It's very workload dependent. It certainly does more than 2% on many workloads.
See https://www.phoronix.com/review/amd-ryzen-9-9950x3d-linux/10
> Here is the side-by-side of the Ryzen 9 9950X vs. 9950X3D for showing the areas where 3D V-Cache really is helpful:
Coincidentally, it looks they filtered to all benchmarks with differences greater than 2%. The biggest speedup is 58.1%, and that's just 3d vcache on half the chip.
I think GP was saying that the additional 3D cache on this chip compared to the standard x3d isn’t going to do much.
I’m curious to see whether the same benchmarks benefit again so greatly.
On AMD the L3 cache is partitioned between the 2 chiplets.
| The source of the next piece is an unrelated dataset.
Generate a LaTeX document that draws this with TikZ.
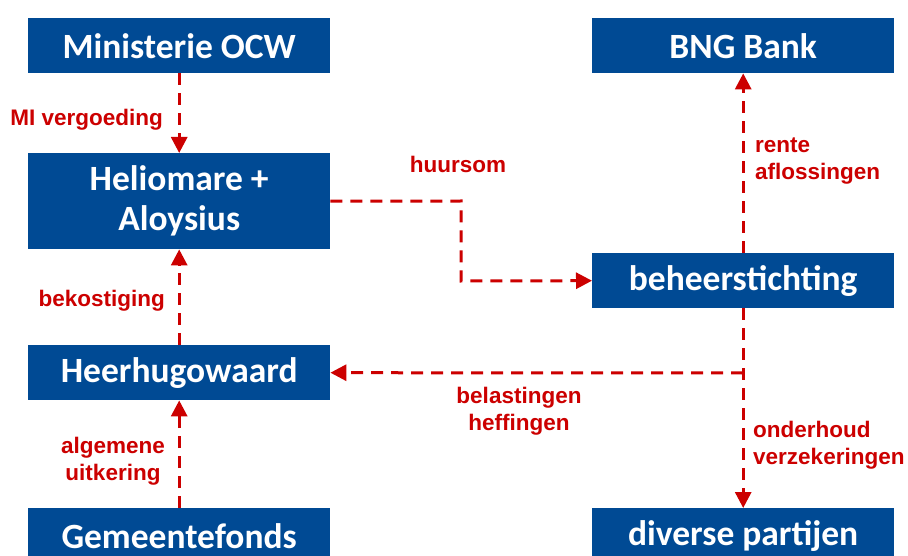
\documentclass[tikz,border=0pt]{standalone}
\usepackage{fontspec}
\setmainfont{Liberation Sans}
\newfontfamily\boxfont{Carlito}
\usetikzlibrary{arrows.meta}
\definecolor{boxblue}{HTML}{004A94}
\definecolor{flowred}{HTML}{CC0000}
\begin{document}
\begin{tikzpicture}[x=1pt,y=-1pt,
 entity/.style={fill=boxblue, text=white, font=\boxfont\bfseries\fontsize{35.5}{40}\selectfont, minimum width=302pt, minimum height=55pt, inner sep=0pt, align=center, anchor=north west},
 flow/.style={draw=flowred, line width=3pt, dash pattern=on 12pt off 8pt, -{Triangle[length=16pt,width=16pt]}},
 lbl/.style={text=flowred, font=\bfseries\fontsize{22.5}{27}\selectfont, inner sep=0pt}]
\fill[white] (0,0) rectangle (908,556);
\clip (0,0) rectangle (908,556);
\useasboundingbox (0,0) rectangle (908,556);

\node[entity] (ocw) at (28,18) {Ministerie OCW};
\node[entity] (bng) at (592,18) {BNG Bank};
\node[entity, minimum height=96pt] (helio) at (28,153) {Heliomare +\\Aloysius};
\node[entity] (beheer) at (592,253) {beheerstichting};
\node[entity] (heer) at (28,345) {Heerhugowaard};
\node[entity] (gem) at (28,508) {Gemeentefonds};
\node[entity] (div) at (592,508) {diverse partijen};

\coordinate (h1) at (461,201);
\coordinate (h2) at (461,281);
\coordinate (b1) at (743,373);

\draw[flow] (ocw) -- (helio);
\draw[flow] (heer) -- (helio);
\draw[flow] (gem) -- (heer);
\draw[flow] (helio.east) -- (h1) -- (h2) -- (beheer.west);
\draw[flow] (beheer) -- (bng);
\draw[flow] (beheer) -- (div);
\draw[flow] (b1) -- (heer.east);

\node[lbl, anchor=east] (l1) at (163,120) {MI vergoeding};
\node[lbl] (l2) at (458,164) {huursom};
\node[lbl, anchor=west, align=left] (l3) at (755,161) {rente\\aflossingen};
\node[lbl, anchor=east] (l4) at (165,301) {bekostiging};
\node[lbl, align=center] (l5) at (519,411) {belastingen\\heffingen};
\node[lbl, align=center] (l6) at (113,461) {algemene\\uitkering};
\node[lbl, anchor=west, align=left] (l7) at (753,445) {onderhoud\\verzekeringen};
\end{tikzpicture}
\end{document}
So for 9950X3D half of the cores use a small L3 cache.
For applications that use all 16 cores, the cases where X3D2 provides a great benefit will be much more frequent than for a hypothetical CPU where the same cache increase would have been applied to a unified L3 cache.
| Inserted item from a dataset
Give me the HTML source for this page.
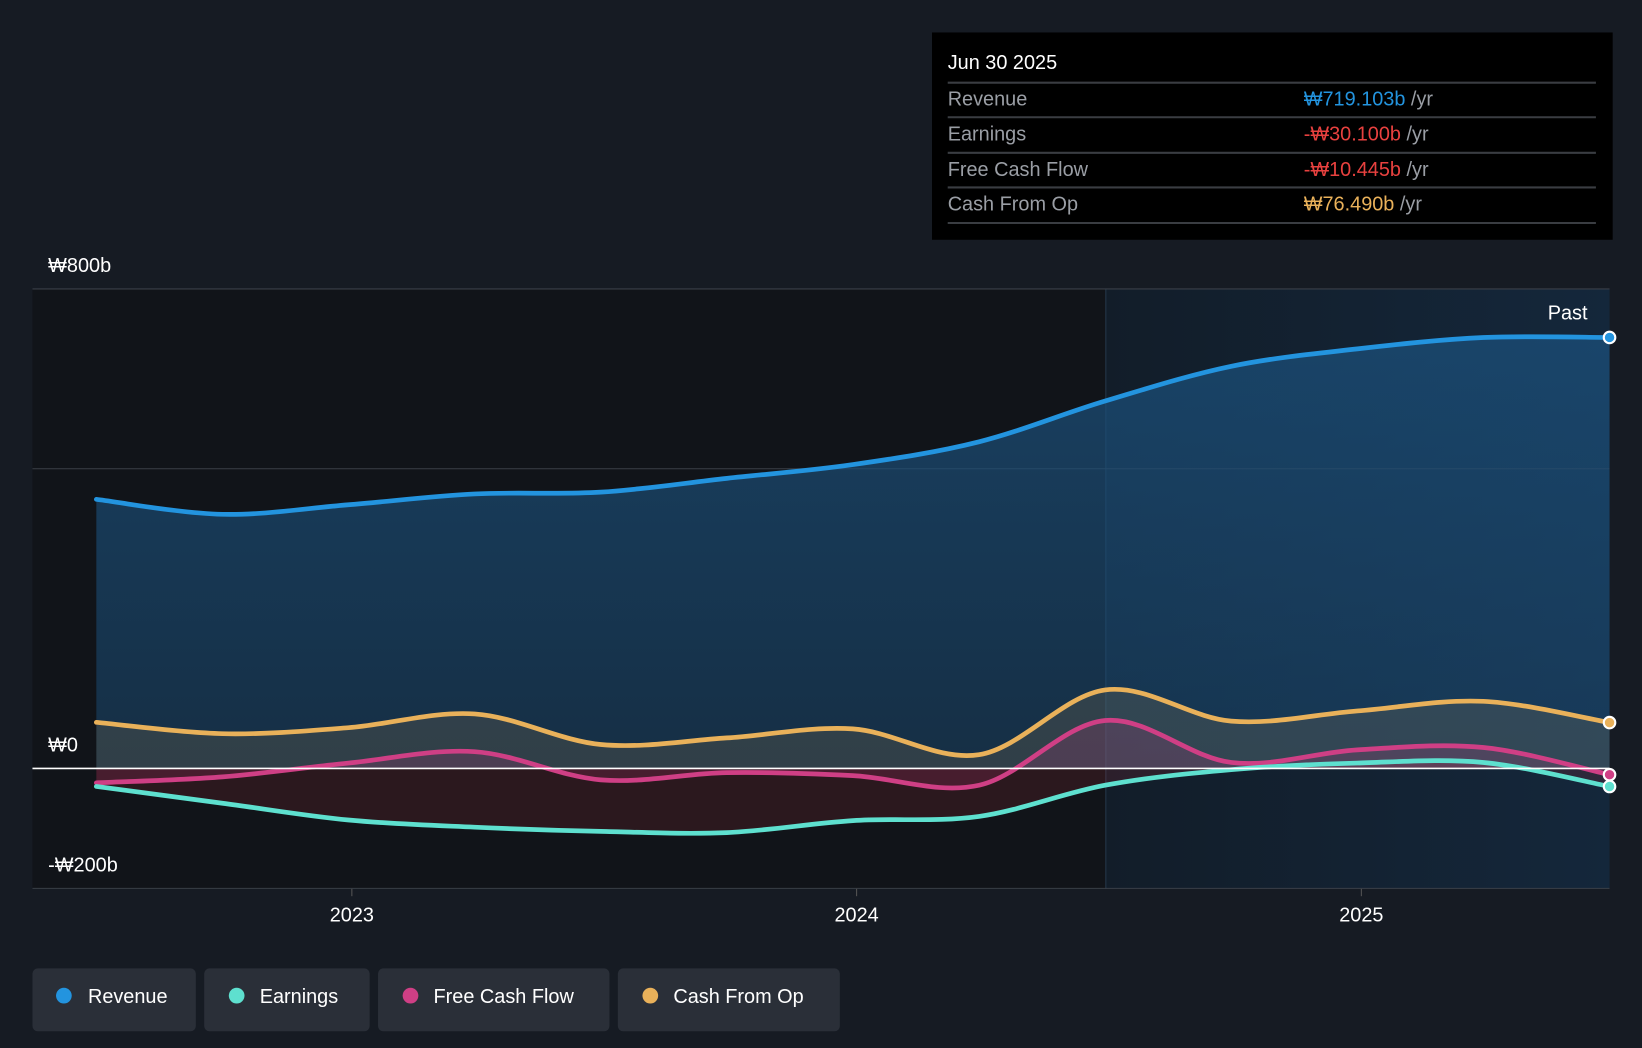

The threads that happen to be scheduled on the 2nd chiplet will have a 3 times bigger L3 cache, which can enhance their performance a lot and many applications may have synchronization points where they wait for the slowest thread to finish a task, so the speed of the slowest thread may have a lot of influence on the performance.
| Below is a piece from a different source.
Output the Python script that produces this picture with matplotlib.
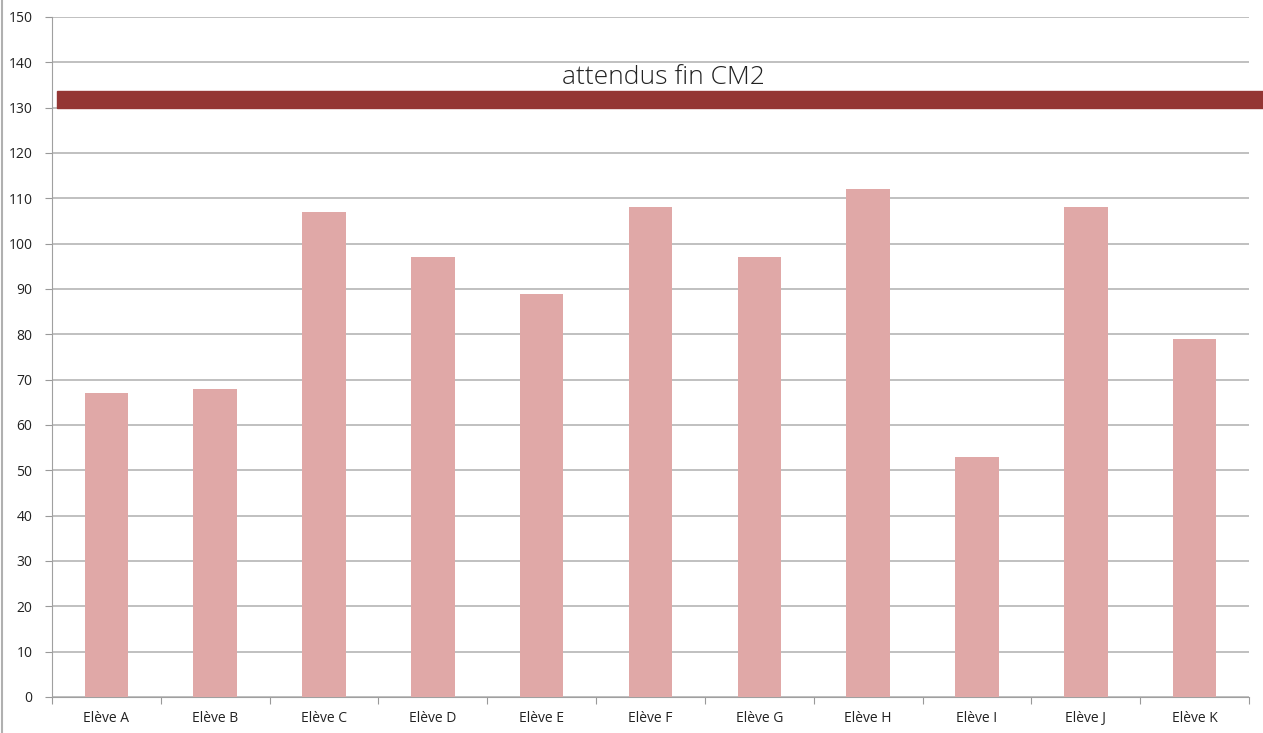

> I think GP was saying...
Agree. The article's 2nd para notes "AMD relies on its driver software to make sure that software that benefits from the extra cache is run on the V-Cache-enabled CPU cores, which usually works well but is occasionally error-prone." - in regard to the older, mixed-cache-size chips.
> I'm curious to see...
Yeah - though I don't expect current-day Ars Technica will bother digging that deep. It could take some very specialized benchmarks to show such large gains.
Some of their writers, who are quite excellent, still do. Others just seem to regurgitate press releases with very little useful investigation.
How critical of the lazy writers I am may seem outsized, but I grew up reading and learning from the much better version of Ars -one I used to subscribe to.
I hoping that phoronix will be able to redo the benchmark of the 9950x3D with this new X3D2 variant.
I might even shell out for an upgrade to AM5 and DDR5. On the other hand, my 5900X is still blazing fast.